In November 2010, Duke, acting without a lawyer, filed a state law petition for a writ of habeas corpus. He claimed that his defense lawyer in the burglary case had ignored his claim that he was already in custody in Denton County when the woman reported the burglary. Duke claimed that the license plate that was used to link him to the crime had been stolen prior to the burglary. He said he pled guilty because his defense lawyer told him he would get a longer sentence if he went to trial and was convicted and if he pled guilty, his sentence would be concurrent with the sentence in the car theft case.
The Dallas County District Attorney’s office opposed the writ without doing any investigation. Duke’s defense lawyer denied that he failed to investigate Duke’s assertion of innocence. The trial court recommended that the writ be denied, and in April 2011, the Texas Court of Criminal Appeals denied the writ.
Duke subsequently filed three more habeas petitions, all of which were denied in 2012, 2013, and 2016.
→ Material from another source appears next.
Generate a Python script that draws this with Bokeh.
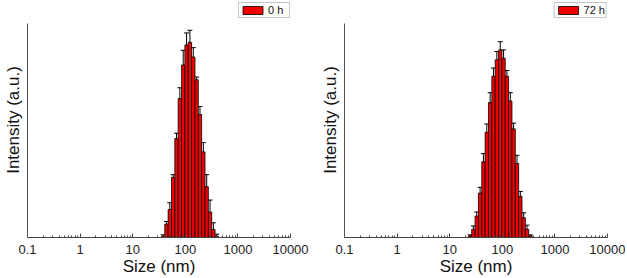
from bokeh.plotting import figure
from bokeh.models import (ColumnDataSource, Whisker, TeeHead, Legend, LegendItem,
                          FixedTicker, NumeralTickFormatter, Range1d)
from bokeh.layouts import row
from bokeh.embed import file_html
from bokeh.resources import INLINE

# ---- data ----
sizes_0h = [37.84, 43.82, 50.75, 58.77, 68.06, 78.82, 91.28, 105.7, 122.4, 141.8,
            164.2, 190.1, 220.2, 255.0, 295.3, 342.0, 396.1]
intensity_0h = [0.1, 1.0, 2.1, 4.5, 7.4, 10.4, 12.9, 14.4, 14.6, 13.5,
                11.8, 9.2, 6.4, 3.8, 1.9, 0.6, 0.1]
error_0h = [0.1, 0.2, 0.5, 0.2, 0.4, 0.8, 1.1, 0.9, 0.9, 0.7,
            0.2, 0.6, 0.7, 0.9, 0.9, 0.5, 0.15]

sizes_72h = [24.36, 28.21, 32.67, 37.84, 43.82, 50.75, 58.77, 68.06, 78.82, 91.28,
             105.7, 122.4, 141.8, 164.2, 190.1, 220.2, 255.0, 295.3, 342.0]
intensity_72h = [0.1, 0.5, 1.3, 2.7, 4.6, 6.4, 8.2, 9.8, 10.8, 11.4,
                 10.9, 9.8, 8.3, 6.6, 4.5, 2.5, 1.2, 0.5, 0.1]
error_72h = [0.06, 0.2, 0.25, 0.35, 0.5, 0.5, 0.6, 0.5, 0.5, 0.5,
             0.5, 0.35, 0.5, 0.35, 0.5, 0.3, 0.3, 0.25, 0.06]

xticks = [0.1, 1, 10, 100, 1000, 10000]
labels = ["0 h", "72 h"]
ymax = [16.0, 13.0]          # value at the top end of each y axis line

BIN_HALF = 10 ** (0.0637 / 2)
FONT = "Liberation Sans"
HEADROOM = 234 / 213          # frame is taller than the drawn y axis (legend room)


def make(sizes, vals, errs, label, ytop, width, border_right):
    src = ColumnDataSource(dict(
        x=sizes,
        left=[s / BIN_HALF for s in sizes],
        right=[s * BIN_HALF for s in sizes],
        top=vals,
        bottom=[0] * len(sizes),
        upper=[v + e for v, e in zip(vals, errs)],
        lower=[max(v - e, 0) for v, e in zip(vals, errs)],
    ))
    p = figure(width=width, height=278, x_axis_type="log",
               x_range=Range1d(0.1, 10000), y_range=Range1d(0, ytop * HEADROOM),
               output_backend="svg", toolbar_location=None,
               min_border_left=25, min_border_right=border_right,
               min_border_top=2, min_border_bottom=0)
    p.grid.visible = False
    p.outline_line_color = None

    r = p.quad(left="left", right="right", top="top", bottom="bottom", source=src,
               fill_color="#F00000", line_color="black", line_width=0.8)
    w = Whisker(source=src, base="x", upper="upper", lower="lower",
                dimension="height", line_color="black", line_width=1,
                upper_head=TeeHead(size=5, line_color="black", line_width=1),
                lower_head=None)
    p.add_layout(w)

    xa = p.xaxis[0]
    xa.ticker = FixedTicker(ticks=xticks,
                            minor_ticks=[t * k for t in xticks[:-1] for k in range(2, 10)])
    xa.formatter = NumeralTickFormatter(format="0.[0]")
    xa.major_tick_in = 4
    xa.major_tick_out = 0
    xa.minor_tick_in = 2
    xa.minor_tick_out = 0
    xa.axis_line_color = "#444444"
    xa.major_tick_line_color = "#444444"
    xa.minor_tick_line_color = "#444444"
    xa.major_label_text_font = FONT
    xa.major_label_text_font_size = "13px"
    xa.major_label_text_color = "#222222"
    xa.major_label_standoff = 7
    xa.axis_label = "Size (nm)"
    xa.axis_label_text_font = FONT
    xa.axis_label_text_font_size = "17px"
    xa.axis_label_text_font_style = "normal"
    xa.axis_label_text_color = "#111111"
    xa.axis_label_standoff = 0

    ya = p.yaxis[0]
    ya.ticker = FixedTicker(ticks=[])
    ya.bounds = (0, ytop)
    ya.major_tick_in = 0
    ya.major_tick_out = 0
    ya.minor_tick_in = 0
    ya.minor_tick_out = 0
    ya.major_label_standoff = 0
    ya.axis_line_color = "#555555"
    ya.axis_label = "Intensity (a.u.)"
    ya.axis_label_text_font = FONT
    ya.axis_label_text_font_size = "17px"
    ya.axis_label_text_font_style = "normal"
    ya.axis_label_text_color = "#111111"
    ya.axis_label_standoff = 5

    legend = Legend(items=[LegendItem(label=label, renderers=[r])],
                    location="top_right", orientation="horizontal",
                    margin=0, padding=1, spacing=0,
                    glyph_width=25, glyph_height=10, label_height=12,
                    label_standoff=3, label_text_font=FONT,
                    label_text_font_size="11px", label_text_color="#111111",
                    border_line_color="#888888", border_line_width=1,
                    background_fill_alpha=1)
    p.add_layout(legend)
    return p


p1 = make(sizes_0h, intensity_0h, error_0h, labels[0], ymax[0], 317, 27)
p2 = make(sizes_72h, intensity_72h, error_72h, labels[1], ymax[1], 308, 18)
layout = row(p1, p2)

open("out.html", "w").write(file_html(layout, INLINE))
In 2017, Duke contacted the Dallas County conviction integrity unit and the Innocence Project of Texas requesting help on his case. A joint reinvestigation showed that the owner of the car lot said he had Duke under surveillance in the Renault at the same time that the burglary occurred.
In January 2018, Duke’s attorney, Bruce Anton, and Cynthia Garza, the head of the Dallas County conviction integrity unit, jointly filed findings that Duke’s defense attorney in the burglary case had provided an inadequate legal defense by failing to obtain the Lewisville police reports relating to the car theft.
The trial court recommended that the writ be granted, and on January 23, 2018, Duke was released from prison. He was granted parole on the unauthorized use of a motor vehicle conviction and was granted bond on the burglary charge.
The lawyers asked the Texas Court of Criminal Appeals to grant the writ, noting, “Had the District Attorney’s Office Appellate Section conducted the investigation in 2010 that the Conviction Integrity Unit…conducted in 2017, they would have learned that there existed Lewisville police reports that proved the allegations made by Duke in his 2010 application” for a habeas writ.
On June 27, 2018, the Court of Criminal Appeals granted the writ and vacated Duke’s burglary conviction. On July 30, 2018, the prosecution dismissed the charge.
Duke was ineligible for compensation for his wrongful burglary conviction because the time he spent in prison was for the unauthorized motor vehicle theft conviction. In January 2020, Duke, acting without a lawyer, filed a federal lawsuit seeking $26 million in compensation. The lawsuit was dismissed.